Il coach giramondo: «La mia pallavolo alle Fær Øer»

VILLORBA. L'ultima parola che si trova nel suo vocabolario è saudade. Quel termine portoghese che rappresenta il senso di malinconia e rimpianto per chi è in terra straniera, lontano dai propri cari. Chissà, un giorno finirà anche ad allenare in Brasile. D'altronde manca il Sudamerica nel suo personalissimo giro del mondo, sempre all'insegna della pallavolo. Già, Daris Amadio è uno spirito avventuriero, che non rinnega la propria casa ma ne cerca sempre una nuova. Camerun, Giappone, Australia, Tennessee. E ora Fær Øer. Tremila chilometri da Villorba, un arcipelago dipinto a metà strada tra Islanda, Scozia e Norvegia, tra pescatori, pastori (in lingua norrena Fær Øer significa appunto l'isola delle pecore, ce ne sono 90 mila) e sportivi. Il 32enne trevigiano si è trasferito lì da qualche settimana. Clima oceanico, vento che non lascia scampo, trasporti allucinanti per chi è abituato a muoversi in Veneto. Eppure Daris non si è spaventato. D'altronde gli hanno proposto di svolgere la professione che sa fare meglio: insegnare volley.
Da metà gennaio Amadio è diventato l'allenatore della squadra femminile del Tb-Flogboltur, nella serie A locale, e ricopre anche il ruolo di coordinatore tecnico del settore giovanile. Un lavoro che ha trovato quasi per caso: d'altronde è difficile spedire un curriculum a Tórshavn , la capitale dell'arcipelago politicamente sotto il controllo della Danimarca. È stato l'amico Romica Øster – un omone con i capelli brizzolati originario di Craiova, ora vive anche lui nelle Fær Øer – a coinvolgerlo nel progetto. Si ricordava di questo giovane italiano che aveva conosciuto in Indonesia (a Daris piace viaggiare, questo si era già intuito) cinque anni fa. E ne aveva seguito le avventure in giro per il mondo, tenendosi in contatto e aggiornandosi sui metodi di allenamento e sul mondo della pallavolo. L'ha chiamato a metà novembre, due mesi dopo Amadio iniziava a sfidare il gelido inverno artico. «Un vento micidiale, si fa fatica a camminare e anche a guidare – spiega Daris – ma ci si abitua. Qui sono tutti disponibili. Soprattutto per quanto riguarda lo sport non è cosi complicato cambiare le cose, sono tutti disposti ad ascoltare, relazionarsi e imparare una metodologia di lavoro un po' più seria per migliorare. Siamo l’unico club dell’isola più meridionale, quindi ogni trasferta ci porta via un giorno intero».
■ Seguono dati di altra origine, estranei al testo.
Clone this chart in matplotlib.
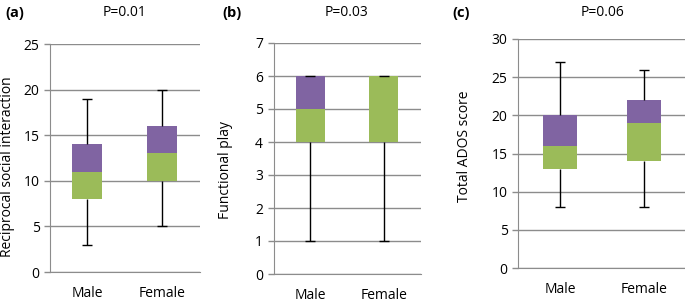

Vive a Tvøroyri, duemila abitanti nell’isola più meridionale delle Fær Øer. Ha wifi e tv, il cinema è un miraggio e la vita “mondana” della capitale è a due ore di traghetto, che passa tre volte al giorno, tra insenature sferzate dal vento. Ma lui è concentrato sulla pallavolo: durante la settimana ci si allena, nel fine settimana si disputano le partite di campionato («una vittoria e una sconfitta, finora, se esclusiamo i tornei con le giovanili, la gara di sabato invece è stata rinviata d’imperio dalla federazione perchè una delle giocatrici avversarie doveva sposarsi...»), viaggiando lentamente da un’isola all’altra. D’altronde lo sport da quelle parti è uno dei principali aggregatori sociali: «È una bella sfida perchè hai tante giocatrici (meno maschi, fanno più calcio) e soprattutto hai le facilities (quindi palestre, disponibilità economica del club, un sano volontariato di gran parte della comunità) che sono fenomenali... Ma prima c’è il lavoro e la scuola, poi qualche impiego anche per chi ha 16 anni.. e soprattutto non c'è quella cultura del lavoro di tante ore in palestra. Per loro lo sport è solo un divertimento».

Il prossimo obiettivo, per il novello Walter Mitty, è toccare tutte le 18 isole delle Fær Øer, e magari insegnare il volley senza confini a tutti i 50 mila abitanti dell’arcipelago.